Supporting the research is a gift from the New York–based Pershing Square Foundation. The gift, announced Monday, will back three new endowed faculty positions and provide a research fund open to all Harvard faculty and doctoral students.
“As a foundation, we are interested in innovations that have the possibility of changing the way we think about society,” said Paul Bernstein, CEO of the Pershing Square Foundation. “The field of behavioral science is already important, and it affects virtually everything we do as a foundation.”
Established in 2006 by Bill Ackman ’88, M.B.A. ’92, and his wife, Karen Ackman, M.L.A. ’93, the Pershing Square Foundation supports organizations that tackle social issues.
“Supporting innovation and new approaches to creating sustainable change is a vital part of what the Pershing Square Foundation was established to do,” said Ackman, CEO and portfolio manager of Pershing Square Capital Management LP. “Understanding the foundations of human behavior is a key to improving people’s health, wealth, and security around the globe. We are inspired by the potential of Harvard’s initiative.”
Importantly, Laibson said, FHB has been built as an interdisciplinary project, designed to incorporate scholars across all of Harvard and tap the full depth of expertise and innovation — among both faculty and doctoral students — on campus.
“We are not narrowing the questions,” he said. “We want the community of scholars at Harvard — faculty and students — to generate questions that excite them: questions they think are important, ideas they think are path-breaking.”
To count Rabin among those faculty members, Laibson said, is an extraordinary privilege.
“We couldn’t ask for a better first appointment,” he said. “He’s one of the most eminent economic theorists in the world, and his work symbolizes and represents this interdisciplinary approach.

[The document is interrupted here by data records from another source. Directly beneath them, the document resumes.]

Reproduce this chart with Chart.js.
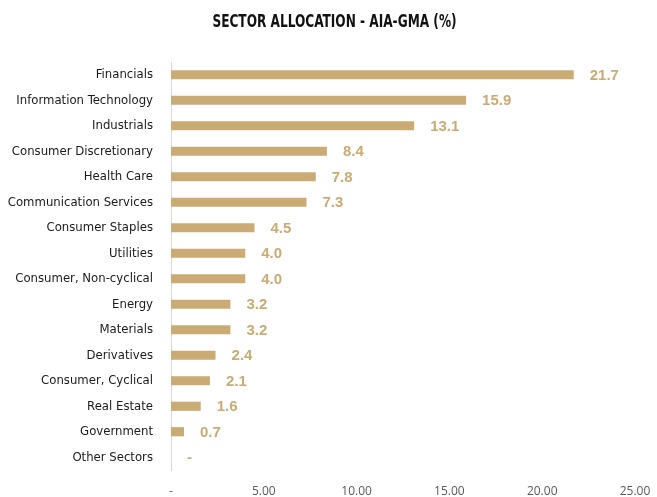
<!DOCTYPE html>
<html>
<head>
<meta charset="utf-8">
<script src="https://cdn.jsdelivr.net/npm/chart.js@4"></script>
<style>
  html, body { margin: 0; padding: 0; background: #fff; }
  #wrap { width: 657px; height: 497px; }
</style>
</head>
<body>
<div id="wrap"><canvas id="sector__chart"></canvas></div>
<script>
var chartTitle = 'SECTOR ALLOCATION - AIA-GMA (%)';
var sectors = ['Financials', 'Information Technology', 'Industrials', 'Consumer Discretionary',
    'Health Care', 'Communication Services', 'Consumer Staples', 'Utilities',
    'Consumer, Non-cyclical', 'Energy', 'Materials', 'Derivatives', 'Consumer, Cyclical',
    'Real Estate', 'Government', 'Other Sectors'];
var weights = [21.7, 15.9, 13.1, 8.4, 7.8, 7.3, 4.5, 4.0, 4.0, 3.2, 3.2, 2.4, 2.1, 1.6, 0.7, 0];
var xTicks = [0, 5, 10, 15, 20, 25];

var gold = '#C9AB73';
var narrow = '"DejaVu Sans Condensed", sans-serif';

// value labels at the end of each bar
var barLabels = {
    id: 'barLabels',
    afterDatasetsDraw: function (chart) {
        var ctx = chart.ctx;
        var meta = chart.getDatasetMeta(0);
        ctx.save();
        ctx.font = 'bold 15px "Liberation Sans", sans-serif';
        ctx.fillStyle = gold;
        ctx.textBaseline = 'middle';
        ctx.textAlign = 'left';
        meta.data.forEach(function (bar, i) {
            var v = weights[i];
            ctx.fillText(v === 0 ? '-' : v.toFixed(1), bar.x + 16, bar.y + 1);
        });
        ctx.restore();
    }
};

// squeezed title, the original uses a narrow face
var narrowTitle = {
    id: 'narrowTitle',
    afterDraw: function (chart) {
        var ctx = chart.ctx;
        ctx.save();
        ctx.font = 'bold 18px "DejaVu Sans Condensed", sans-serif';
        ctx.fillStyle = '#111111';
        ctx.textAlign = 'center';
        ctx.textBaseline = 'middle';
        ctx.translate(chart.width / 2 + 6, 22);
        ctx.scale(0.75, 1);
        ctx.fillText(chartTitle, 0, 0);
        ctx.restore();
    }
};

var ctx = document.getElementById('sector__chart');
var sector__chart = new Chart(ctx, {
    type: 'bar',
    data: {
        labels: sectors,
        datasets: [{
            data: weights,
            backgroundColor: gold,
            borderWidth: 0,
            barPercentage: 0.72,
            categoryPercentage: 0.5
        }]
    },
    options: {
        indexAxis: 'y',
        responsive: true,
        maintainAspectRatio: false,
        animation: false,
        layout: { padding: { left: 0, right: 22, bottom: 0, top: 62 } },
        plugins: {
            legend: { display: false },
            tooltip: { enabled: false },
            title: { display: false }
        },
        scales: {
            x: {
                min: 0,
                max: 25,
                afterBuildTicks: function (scale) {
                    scale.ticks = xTicks.map(function (v) { return { value: v }; });
                },
                afterFit: function (scale) { scale.height = 27; },
                grid: { display: false },
                border: { display: false },
                ticks: {
                    padding: 6,
                    color: '#595959',
                    font: { family: '"Open Sans", sans-serif', size: 12 },
                    callback: function (v) { return v === 0 ? '-' : v.toFixed(2); }
                }
            },
            y: {
                afterFit: function (scale) { scale.width = 171; },
                grid: { display: false },
                border: { display: true, color: '#D9D9D9', width: 1 },
                ticks: {
                    padding: 10,
                    color: '#1a1a1a',
                    font: { family: narrow, size: 13 }
                }
            }
        }
    },
    plugins: [barLabels, narrowTitle]
});
</script>
</body>
</html>
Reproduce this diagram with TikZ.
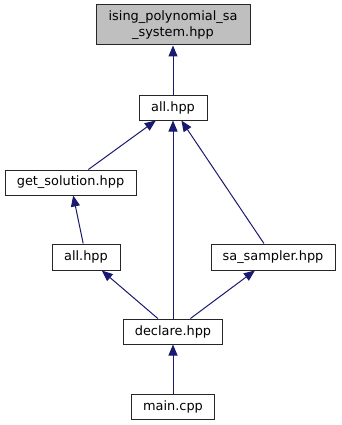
\documentclass[tikz,border=0pt]{standalone}
\usepackage{fontspec}
\setmainfont{DejaVu Sans}
\usetikzlibrary{arrows.meta}

\definecolor{edgeblue}{HTML}{191970}
\definecolor{boxgray}{HTML}{BFBFBF}

\begin{document}
\begin{tikzpicture}[x=1pt,y=-1pt,
    file/.style={draw=black!85,line width=1pt,inner sep=0pt,align=center,
      font=\fontsize{12.9}{15.5}\selectfont},
    dep/.style={draw=edgeblue,line width=1pt,
      -{Triangle[length=11pt,width=9pt]}}]
    \useasboundingbox (0,0) rectangle (341,425);

    % files
    \node[file,fill=boxgray,minimum width=154pt,minimum height=40pt]
      (sys) at (173,25) {ising\_polynomial\_sa\\\_system.hpp};
    \node[file,minimum width=68pt,minimum height=24pt] (all) at (173,108) {all.hpp};
    \node[file,minimum width=131pt,minimum height=25pt] (getsol) at (70.5,182.5) {get\_solution.hpp};
    \node[file,minimum width=68pt,minimum height=26pt] (allsub) at (86,257) {all.hpp};
    \node[file,minimum width=124pt,minimum height=26pt] (sampler) at (273,257) {sa\_sampler.hpp};
    \node[file,minimum width=99pt,minimum height=25pt] (declare) at (173,331.5) {declare.hpp};
    \node[file,minimum width=83pt,minimum height=25pt] (main) at (173,406.5) {main.cpp};

    % includes
    \draw[dep] (all) -- (sys);
    \draw[dep] (getsol) -- (all);
    \draw[dep] (declare) -- (all);
    \draw[dep] (sampler) -- (all);
    \draw[dep] (allsub) -- (getsol);
    \draw[dep] (declare) -- (allsub);
    \draw[dep] (declare) -- (sampler);
    \draw[dep] (main) -- (declare);
\end{tikzpicture}
\end{document}
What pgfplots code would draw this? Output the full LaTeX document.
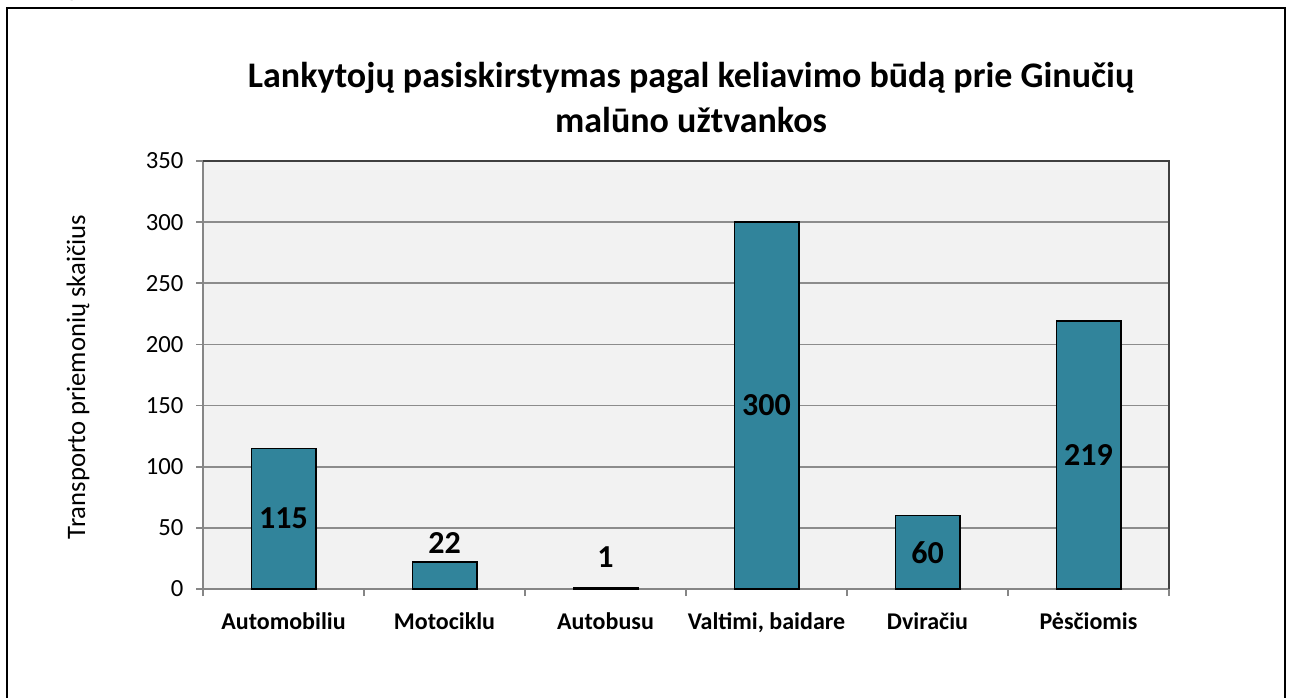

He embodies the theme of crossing disciplinary boundaries. His entire career has been about bridging the gap between social psychology, cognitive psychology, and economics.”
After receiving his Ph.D. from the Massachusetts Institute of Technology (MIT) in 1989, Rabin joined the faculty of the University of California, Berkeley, as an assistant professor. He was promoted to full professor in 1999, eventually becoming the Edward G. and Nancy S. Jordan Professor of Economics. He also serves as the director of the Program in Psychological Economics.
A member of the Russell Sage Foundation Behavioral Economics Roundtable and of the Program Committee, Eighth World Congress of the Econometric Society, Rabin held a visiting position at the London School of Economics in 2000-01 and has served as a Taussig Research Professor at Harvard.
Rabin has been named an Alfred P. Sloan Research Fellow, a MacArthur Foundation Fellow (2001-05), and an Econometric Society Fellow. He has also received an Outstanding Teaching Award from the Graduate Economics Association at the University of California, Berkeley, and the John Bates Clark Medal from the American Economic Association. The Clark is second only to the Nobel Prize in the field of economics.